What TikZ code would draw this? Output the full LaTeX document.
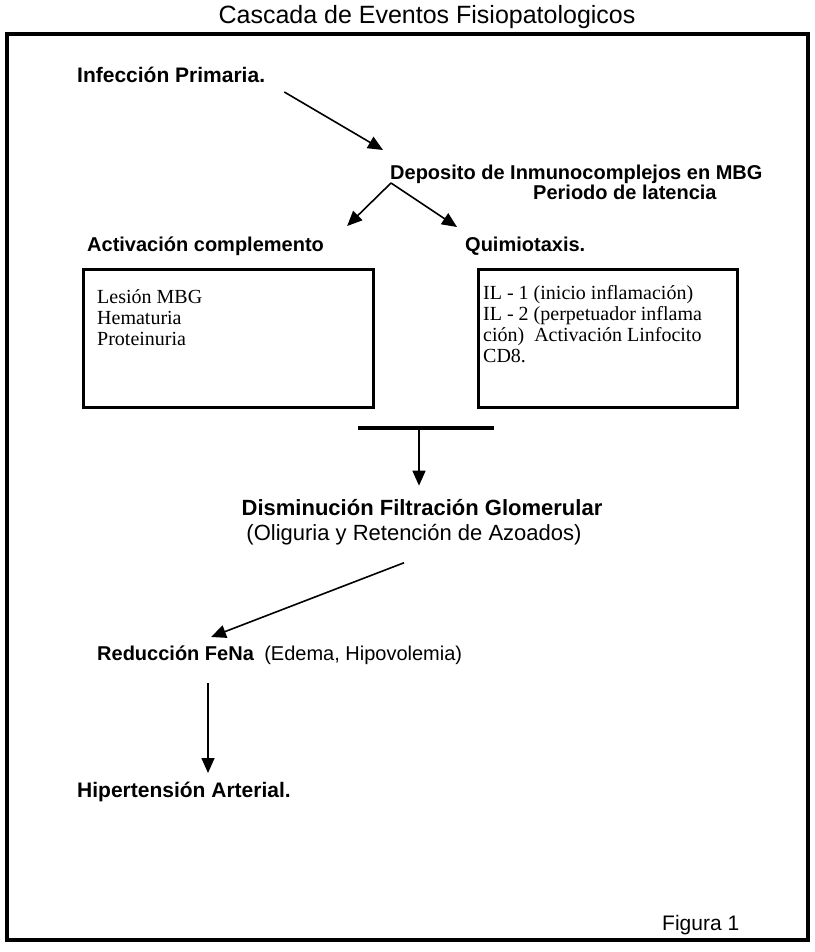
\documentclass[tikz,border=0pt]{standalone}
\usepackage{fontspec}
\setmainfont{Liberation Sans}
\newfontfamily\cajafont{Liberation Serif}
\usetikzlibrary{arrows.meta}
\tikzset{
  titulo/.style={font=\fontsize{25}{30}\selectfont, inner sep=0pt, anchor=base},
  negrita/.style={font=\fontsize{20}{24}\selectfont\bfseries, inner sep=0pt, anchor=base west},
  normal/.style={font=\fontsize{20}{24}\selectfont, inner sep=0pt, anchor=base west},
  caja/.style={rectangle, draw, line width=3pt, anchor=north west, inner sep=0pt},
  cajatexto/.style={font=\cajafont\fontsize{20}{21}\selectfont, align=left, inner sep=0pt, anchor=north west},
  flecha/.style={line width=1.6pt, -{Triangle[length=15pt,width=13pt]}},
}
\begin{document}
\begin{tikzpicture}[x=1pt,y=-1pt]
        \useasboundingbox (0,0) rectangle (814,952);
        \node at (427,24) [titulo] (tit) {Cascada de Eventos Fisiopatologicos};
        \draw [line width=4pt] (7,34) rectangle (808,940);

        \node at (77,83) [negrita,font=\fontsize{21}{24}\selectfont\bfseries] (infeccion) {Infección Primaria.};
        \node at (390,179) [negrita] (deposito) {Deposito de Inmunocomplejos en MBG};
        \node at (533,199) [negrita] (latencia) {Periodo de latencia};

        \node at (87,251) [negrita] (activ) {Activación complemento};
        \node at (465,251) [negrita] (quimio) {Quimiotaxis.};

        \node at (82,268) [caja,minimum width=290pt,minimum height=138pt] (lbox) {};
        \node at (477,268) [caja,minimum width=259pt,minimum height=138pt] (rbox) {};
        \node at ([shift={(15,21)}]lbox.north west) [cajatexto] (ltexto) {Lesión MBG\\Hematuria\\Proteinuria};
        \node at ([shift={(6,17)}]rbox.north west) [cajatexto] (rtexto) {IL - 1 (inicio inflamación)\\IL - 2 (perpetuador inflama\\ción)\ \ Activación Linfocito\\CD8.};

        \coordinate (barL) at (358,428);
        \coordinate (barR) at (494,428);
        \coordinate (barC) at (419,428);
        \draw [line width=4pt] (barL) -- (barR);

        \node at (422,515) [negrita,anchor=base,font=\fontsize{22}{26}\selectfont\bfseries] (dism) {Disminución Filtración Glomerular};
        \node at (414,540) [normal,anchor=base,font=\fontsize{22}{26}\selectfont] (oligo) {(Oliguria y Retención de Azoados)};

        \node at (97,660) [negrita] (fena) {Reducción FeNa};
        \node at ([shift={(10,0)}]fena.base east) [normal] (edema) {(Edema, Hipovolemia)};
        \node at (77,797) [negrita,font=\fontsize{21}{24}\selectfont\bfseries] (hiper) {Hipertensión Arterial.};
        \node at (662,930) [normal,font=\fontsize{21}{24}\selectfont] (fig) {Figura 1};

        \draw [flecha] ([shift={(19,9)}]infeccion.base east) -- ([shift={(-7,-29)}]deposito.base west);
        \draw [flecha] ([shift={(1,4)}]deposito.base west) -- ([shift={(23,-25)}]activ.base east);
        \draw [flecha] ([shift={(1,4)}]deposito.base west) -- ([shift={(-8,-24)}]quimio.base west);
        \draw [flecha,shorten >=13pt] (barC) -- (barC |- dism.north);
        \draw [flecha] ([shift={(-10,18)}]oligo.south) -- ([shift={(114,-23)}]fena.base west);
        \draw [flecha] ([shift={(111,23)}]fena.base west) -- ([shift={(131,-24)}]hiper.base west);
    \end{tikzpicture}
\end{document}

TASK PROMPT:
Each line that contains the word "draw" counts toward the total; give only that total.

CORRECT RESULT:
10